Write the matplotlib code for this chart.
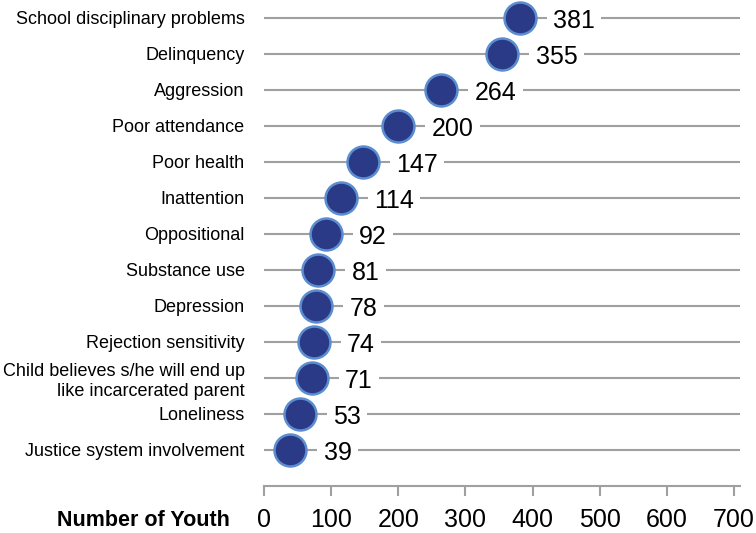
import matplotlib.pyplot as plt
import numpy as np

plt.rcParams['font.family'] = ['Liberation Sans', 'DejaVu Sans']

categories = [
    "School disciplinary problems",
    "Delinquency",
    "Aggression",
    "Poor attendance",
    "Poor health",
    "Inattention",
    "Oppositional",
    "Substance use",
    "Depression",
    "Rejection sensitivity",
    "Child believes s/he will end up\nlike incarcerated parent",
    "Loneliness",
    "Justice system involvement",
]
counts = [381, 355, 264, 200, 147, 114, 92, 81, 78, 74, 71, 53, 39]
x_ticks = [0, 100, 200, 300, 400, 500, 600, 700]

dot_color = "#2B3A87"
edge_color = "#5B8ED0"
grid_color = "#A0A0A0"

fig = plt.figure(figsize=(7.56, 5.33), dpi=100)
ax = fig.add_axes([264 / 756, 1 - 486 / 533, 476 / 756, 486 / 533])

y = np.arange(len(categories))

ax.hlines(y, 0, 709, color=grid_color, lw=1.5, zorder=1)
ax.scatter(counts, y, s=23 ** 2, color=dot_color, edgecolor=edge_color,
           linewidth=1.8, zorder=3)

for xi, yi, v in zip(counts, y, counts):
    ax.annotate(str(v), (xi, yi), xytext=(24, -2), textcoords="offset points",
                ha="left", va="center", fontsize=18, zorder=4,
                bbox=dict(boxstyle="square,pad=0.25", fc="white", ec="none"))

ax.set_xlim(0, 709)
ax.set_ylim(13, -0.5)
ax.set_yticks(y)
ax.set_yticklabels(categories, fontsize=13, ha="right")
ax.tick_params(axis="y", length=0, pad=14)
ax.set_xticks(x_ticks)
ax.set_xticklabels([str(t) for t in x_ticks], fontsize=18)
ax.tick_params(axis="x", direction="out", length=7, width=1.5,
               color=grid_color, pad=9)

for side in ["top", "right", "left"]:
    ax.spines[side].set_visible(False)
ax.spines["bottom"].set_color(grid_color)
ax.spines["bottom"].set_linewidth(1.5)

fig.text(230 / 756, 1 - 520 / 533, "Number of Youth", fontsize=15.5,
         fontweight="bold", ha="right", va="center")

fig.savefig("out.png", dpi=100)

####################

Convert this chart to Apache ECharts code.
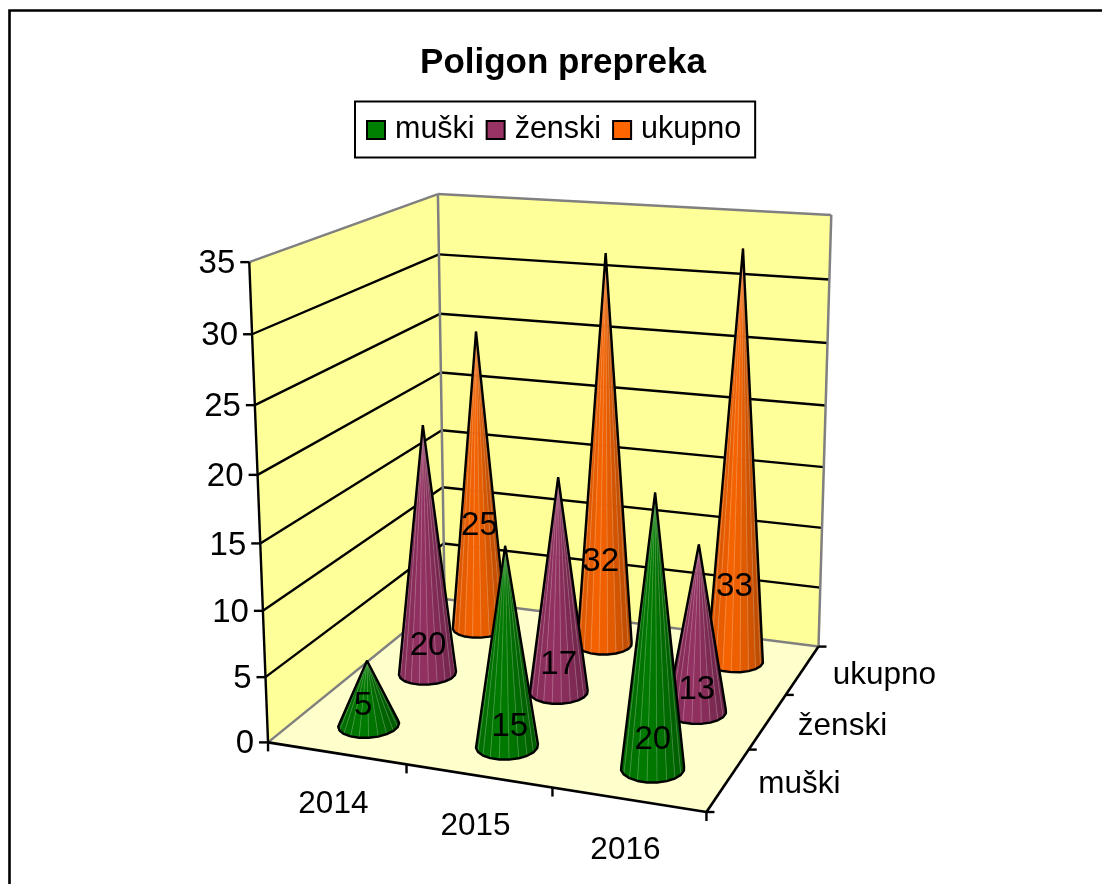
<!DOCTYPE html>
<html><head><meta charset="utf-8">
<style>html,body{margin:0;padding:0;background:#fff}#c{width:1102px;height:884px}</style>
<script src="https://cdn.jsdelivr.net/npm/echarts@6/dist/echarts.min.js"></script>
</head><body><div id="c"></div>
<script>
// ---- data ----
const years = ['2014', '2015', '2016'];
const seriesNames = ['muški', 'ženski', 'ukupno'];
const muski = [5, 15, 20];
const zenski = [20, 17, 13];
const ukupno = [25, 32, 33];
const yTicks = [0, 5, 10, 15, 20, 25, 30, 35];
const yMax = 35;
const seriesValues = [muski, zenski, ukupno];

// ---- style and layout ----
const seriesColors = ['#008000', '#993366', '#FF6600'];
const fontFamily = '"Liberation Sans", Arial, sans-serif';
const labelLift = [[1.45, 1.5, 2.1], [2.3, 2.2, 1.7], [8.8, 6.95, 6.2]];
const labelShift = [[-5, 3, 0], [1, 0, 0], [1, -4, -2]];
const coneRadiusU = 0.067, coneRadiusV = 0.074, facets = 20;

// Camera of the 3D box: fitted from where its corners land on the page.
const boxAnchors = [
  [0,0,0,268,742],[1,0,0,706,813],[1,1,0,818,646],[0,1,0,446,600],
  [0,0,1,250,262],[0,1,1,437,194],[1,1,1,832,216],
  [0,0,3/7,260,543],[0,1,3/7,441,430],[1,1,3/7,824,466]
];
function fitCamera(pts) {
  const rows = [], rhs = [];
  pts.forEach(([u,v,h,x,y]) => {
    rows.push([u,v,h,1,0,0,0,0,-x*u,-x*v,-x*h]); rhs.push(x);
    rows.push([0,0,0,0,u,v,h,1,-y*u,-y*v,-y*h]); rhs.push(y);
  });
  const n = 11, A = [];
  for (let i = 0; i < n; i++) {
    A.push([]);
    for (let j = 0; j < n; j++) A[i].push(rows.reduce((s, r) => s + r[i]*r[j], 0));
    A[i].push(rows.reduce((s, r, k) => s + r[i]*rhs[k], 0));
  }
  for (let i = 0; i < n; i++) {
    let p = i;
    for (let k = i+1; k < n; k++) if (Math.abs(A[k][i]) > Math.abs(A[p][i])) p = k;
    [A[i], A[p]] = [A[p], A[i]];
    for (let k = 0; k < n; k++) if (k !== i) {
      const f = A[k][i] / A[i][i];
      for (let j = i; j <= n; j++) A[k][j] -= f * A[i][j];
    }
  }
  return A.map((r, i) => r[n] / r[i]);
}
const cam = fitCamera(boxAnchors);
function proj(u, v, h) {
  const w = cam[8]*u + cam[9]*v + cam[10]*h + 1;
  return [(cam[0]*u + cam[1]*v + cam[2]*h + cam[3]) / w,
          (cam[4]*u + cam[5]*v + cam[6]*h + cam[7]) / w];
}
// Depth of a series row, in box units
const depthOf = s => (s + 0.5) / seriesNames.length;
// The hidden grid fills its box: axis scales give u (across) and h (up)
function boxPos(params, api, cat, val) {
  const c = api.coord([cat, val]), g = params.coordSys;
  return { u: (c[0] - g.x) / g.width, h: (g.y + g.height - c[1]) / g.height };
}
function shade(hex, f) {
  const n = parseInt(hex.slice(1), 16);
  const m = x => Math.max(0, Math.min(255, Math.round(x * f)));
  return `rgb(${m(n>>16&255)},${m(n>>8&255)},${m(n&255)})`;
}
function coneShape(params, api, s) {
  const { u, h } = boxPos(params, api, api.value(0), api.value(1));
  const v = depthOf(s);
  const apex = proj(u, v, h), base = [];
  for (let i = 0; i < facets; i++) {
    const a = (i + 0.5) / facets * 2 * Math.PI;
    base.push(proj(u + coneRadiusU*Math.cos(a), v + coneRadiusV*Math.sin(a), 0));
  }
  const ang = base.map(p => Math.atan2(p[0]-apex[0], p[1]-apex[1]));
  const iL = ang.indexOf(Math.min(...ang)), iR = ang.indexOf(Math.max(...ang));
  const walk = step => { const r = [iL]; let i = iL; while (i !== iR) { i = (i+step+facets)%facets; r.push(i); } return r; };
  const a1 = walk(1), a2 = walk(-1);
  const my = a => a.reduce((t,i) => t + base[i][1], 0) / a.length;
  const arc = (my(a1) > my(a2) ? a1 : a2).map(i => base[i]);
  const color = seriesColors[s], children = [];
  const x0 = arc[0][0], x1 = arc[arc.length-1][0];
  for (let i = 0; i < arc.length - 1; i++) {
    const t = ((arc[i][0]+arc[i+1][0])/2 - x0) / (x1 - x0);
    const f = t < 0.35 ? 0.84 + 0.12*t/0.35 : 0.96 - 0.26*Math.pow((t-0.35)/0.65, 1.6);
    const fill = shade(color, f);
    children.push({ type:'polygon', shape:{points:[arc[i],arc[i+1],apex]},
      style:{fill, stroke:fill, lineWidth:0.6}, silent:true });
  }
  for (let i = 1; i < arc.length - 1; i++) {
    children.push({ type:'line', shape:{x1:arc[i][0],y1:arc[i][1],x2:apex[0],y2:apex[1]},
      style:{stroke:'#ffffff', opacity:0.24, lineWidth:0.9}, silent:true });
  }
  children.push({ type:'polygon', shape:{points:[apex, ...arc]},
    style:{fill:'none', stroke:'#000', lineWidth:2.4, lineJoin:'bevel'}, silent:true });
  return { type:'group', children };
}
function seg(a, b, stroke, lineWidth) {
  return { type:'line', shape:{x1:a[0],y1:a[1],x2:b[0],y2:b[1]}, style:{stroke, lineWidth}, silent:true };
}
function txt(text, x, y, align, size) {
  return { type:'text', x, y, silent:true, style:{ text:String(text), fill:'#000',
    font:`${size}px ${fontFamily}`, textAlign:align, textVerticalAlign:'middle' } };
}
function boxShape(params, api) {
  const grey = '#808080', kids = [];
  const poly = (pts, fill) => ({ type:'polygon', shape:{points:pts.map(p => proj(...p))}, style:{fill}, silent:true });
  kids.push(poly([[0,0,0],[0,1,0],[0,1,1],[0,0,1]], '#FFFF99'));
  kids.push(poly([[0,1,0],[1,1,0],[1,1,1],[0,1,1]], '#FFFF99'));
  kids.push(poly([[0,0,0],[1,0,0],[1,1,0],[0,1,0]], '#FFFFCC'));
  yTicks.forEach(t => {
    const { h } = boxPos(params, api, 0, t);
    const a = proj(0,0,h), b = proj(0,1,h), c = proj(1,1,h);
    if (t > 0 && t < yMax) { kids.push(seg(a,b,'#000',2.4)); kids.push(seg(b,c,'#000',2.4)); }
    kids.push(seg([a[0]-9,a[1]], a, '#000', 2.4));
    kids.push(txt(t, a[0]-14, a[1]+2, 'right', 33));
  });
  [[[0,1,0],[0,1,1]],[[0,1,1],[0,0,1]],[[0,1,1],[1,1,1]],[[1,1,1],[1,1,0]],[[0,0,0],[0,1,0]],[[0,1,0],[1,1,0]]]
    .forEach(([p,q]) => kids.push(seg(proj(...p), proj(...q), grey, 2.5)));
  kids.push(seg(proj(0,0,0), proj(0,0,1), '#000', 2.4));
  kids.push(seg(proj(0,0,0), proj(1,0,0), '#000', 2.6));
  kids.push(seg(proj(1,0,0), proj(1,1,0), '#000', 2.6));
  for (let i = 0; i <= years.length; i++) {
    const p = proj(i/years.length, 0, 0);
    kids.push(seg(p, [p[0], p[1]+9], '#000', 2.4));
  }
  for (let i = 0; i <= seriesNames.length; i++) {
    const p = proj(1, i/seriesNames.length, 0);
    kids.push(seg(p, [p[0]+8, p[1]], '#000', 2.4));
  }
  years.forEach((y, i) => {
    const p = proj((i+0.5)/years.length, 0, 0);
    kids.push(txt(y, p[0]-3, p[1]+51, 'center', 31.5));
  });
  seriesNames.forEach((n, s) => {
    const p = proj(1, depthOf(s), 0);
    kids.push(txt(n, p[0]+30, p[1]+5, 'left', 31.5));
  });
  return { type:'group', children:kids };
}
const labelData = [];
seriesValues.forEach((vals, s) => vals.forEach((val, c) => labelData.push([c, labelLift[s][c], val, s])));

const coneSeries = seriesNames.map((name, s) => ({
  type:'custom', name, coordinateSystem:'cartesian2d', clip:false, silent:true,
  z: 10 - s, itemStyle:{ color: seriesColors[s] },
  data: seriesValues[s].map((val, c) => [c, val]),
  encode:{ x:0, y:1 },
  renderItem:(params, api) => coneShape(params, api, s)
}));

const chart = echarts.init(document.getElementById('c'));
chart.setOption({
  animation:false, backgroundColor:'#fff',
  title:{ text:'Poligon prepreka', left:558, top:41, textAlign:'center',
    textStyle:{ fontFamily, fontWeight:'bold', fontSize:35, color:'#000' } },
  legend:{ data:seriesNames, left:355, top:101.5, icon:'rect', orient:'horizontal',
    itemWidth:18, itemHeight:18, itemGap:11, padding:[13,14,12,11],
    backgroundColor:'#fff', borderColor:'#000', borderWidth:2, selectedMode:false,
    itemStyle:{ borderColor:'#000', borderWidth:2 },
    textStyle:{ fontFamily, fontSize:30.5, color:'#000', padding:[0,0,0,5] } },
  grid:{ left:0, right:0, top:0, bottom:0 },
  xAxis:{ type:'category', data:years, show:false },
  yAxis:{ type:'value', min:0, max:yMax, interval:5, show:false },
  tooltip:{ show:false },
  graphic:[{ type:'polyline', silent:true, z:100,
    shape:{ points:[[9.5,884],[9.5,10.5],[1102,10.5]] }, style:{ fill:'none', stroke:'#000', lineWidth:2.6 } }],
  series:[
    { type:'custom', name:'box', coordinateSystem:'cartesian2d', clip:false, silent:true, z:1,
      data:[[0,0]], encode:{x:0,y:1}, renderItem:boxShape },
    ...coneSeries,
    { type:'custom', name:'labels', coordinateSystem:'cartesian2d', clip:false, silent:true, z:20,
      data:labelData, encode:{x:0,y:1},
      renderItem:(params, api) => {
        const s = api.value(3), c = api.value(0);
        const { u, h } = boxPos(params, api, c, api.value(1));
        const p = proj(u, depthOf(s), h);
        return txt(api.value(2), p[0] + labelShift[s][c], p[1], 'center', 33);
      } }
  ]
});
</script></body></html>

####################

● Task description
Reproduce exactly the run of lines beginning with the one that contains "Write the matplotlib code for this chart." and ending with the one that contains "color=grid_color, pad=9)". Do not include pictures.

● Solved exercise
Write the matplotlib code for this chart.
import matplotlib.pyplot as plt
import numpy as np

plt.rcParams['font.family'] = ['Liberation Sans', 'DejaVu Sans']

categories = [
    "School disciplinary problems",
    "Delinquency",
    "Aggression",
    "Poor attendance",
    "Poor health",
    "Inattention",
    "Oppositional",
    "Substance use",
    "Depression",
    "Rejection sensitivity",
    "Child believes s/he will end up\nlike incarcerated parent",
    "Loneliness",
    "Justice system involvement",
]
counts = [381, 355, 264, 200, 147, 114, 92, 81, 78, 74, 71, 53, 39]
x_ticks = [0, 100, 200, 300, 400, 500, 600, 700]

dot_color = "#2B3A87"
edge_color = "#5B8ED0"
grid_color = "#A0A0A0"

fig = plt.figure(figsize=(7.56, 5.33), dpi=100)
ax = fig.add_axes([264 / 756, 1 - 486 / 533, 476 / 756, 486 / 533])

y = np.arange(len(categories))

ax.hlines(y, 0, 709, color=grid_color, lw=1.5, zorder=1)
ax.scatter(counts, y, s=23 ** 2, color=dot_color, edgecolor=edge_color,
           linewidth=1.8, zorder=3)

for xi, yi, v in zip(counts, y, counts):
    ax.annotate(str(v), (xi, yi), xytext=(24, -2), textcoords="offset points",
                ha="left", va="center", fontsize=18, zorder=4,
                bbox=dict(boxstyle="square,pad=0.25", fc="white", ec="none"))

ax.set_xlim(0, 709)
ax.set_ylim(13, -0.5)
ax.set_yticks(y)
ax.set_yticklabels(categories, fontsize=13, ha="right")
ax.tick_params(axis="y", length=0, pad=14)
ax.set_xticks(x_ticks)
ax.set_xticklabels([str(t) for t in x_ticks], fontsize=18)
ax.tick_params(axis="x", direction="out", length=7, width=1.5,
               color=grid_color, pad=9)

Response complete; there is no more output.